Amid a real estate slump in China, 600 apartments in Beijing sold out within 24 hours last month, and the remaining potential buyers, around 3,200, left the on-site estate sales office disappointedly.
This scene occurred in a property project in Beijing on December 21, the coldest day this winter, and amid a strong wait-and-see sentiment after property prices in China’s major cities saw a month-on-month drop for 10 months in a row this year.
“The price of this project is 1,000 yuan lower than the average price in this district, and I do need a house now,” said 29-year-old Chen Wei, who barely seized an apartment that day.
“Though I thought the price might slide further, the 11,800 yuan per sq m at this location is acceptable to me,” he added.
Chen’s reasoning was typical and can partly explain why the project, located outside the capital’s western Fourth Ring Road and developed by Sino-Ocean Land, is so popular in an otherwise stagnant market.
In fact, the developer had increased the price by 800 yuan after selling another batch of apartments at 11,000 yuan per sq m in early November last year.
“We want to speed up the flow of operating capital,” said Zhang Senlin, head of the marketing department of Sino-Ocean Land. “The most important thing for real estate firms now is to survive this round of market corrections, and cutting the price to quicken sales is an effective way to maintain a healthy cash flow.”
And this is also what the government wants. In China’s cabinet’s latest notice on firing up the real estate sector, it urged property developers to adjust their prices to promote sales.
“What the government really cares about is the market’s vibrancy rather than the price,” said Qin Hong, deputy director of the policy research center under the Ministry of Housing and Urban-Rural Development.
The floor space of China’s residential properties sold in the first 11 months of 2008 fell 18.8 percent from a year earlier, while real estate investment growth slowed to 22.7 percent in the January-November period of 2008, down from 24.6 percent in the first 10 months of last year, according to the National Bureau of Statistics.
The property sector is one of the biggest drivers of China’s domestic consumption, contributing a quarter of fixed-asset investment and employing 77 million people.
The government has launched a slew of measures to try and recharge it in the past few months, such as cutting property transaction taxes and slashing mortgage rates.
Thanks to those stimuli, major property markets in China’s 12 cities, including Beijing, Shanghai and Shenzhen, have shown signs of warming up.

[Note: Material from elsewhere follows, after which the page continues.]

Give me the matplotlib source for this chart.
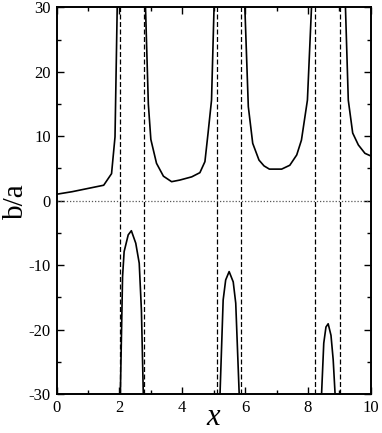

According to statistics from Beijing Transaction (bjfdc.bjjs.gov.cn), 13,721 forward delivery houses were contracted online in November 2008, up 48 percent month-on-month. In September, only 100 houses were sold each day.
The big jump in last November’s property transactions, however, was largely attributed to “affordable housing” for medium and low-income homeowners (in Bejing that means a family of three making 45,300 yuan or less per year). Among the forward delivery of house sales in November 2008, about 55 percent were deals for such homes.
Statistics from the Shanghai UWIN Real Estate Research Center show that 6,201 new apartments with a total floor area of 717,551 sq m were sold in Shanghai in November 2008, compared with 459,764 sq m in the previous month.
Shenzhen doubled its property trading volume in November 2008, but the prices dropped further. According to statistics from the Chinese Property Index Research Institute, 6,039 apartments were sold , up 73 percent month-on-month. The average price, however, dropped by 4.48 percent to stand at 12,506 yuan per sq m.
But experts believe that the property market still needs more time to usher in a real spring.
“It needs at least a quarter to judge whether the trend of the property market is getting better or worse,” said Yang Hongxu, head of the Comprehensive Research Department of the E-house China R&D Institute. “A one month bounce is not enough.”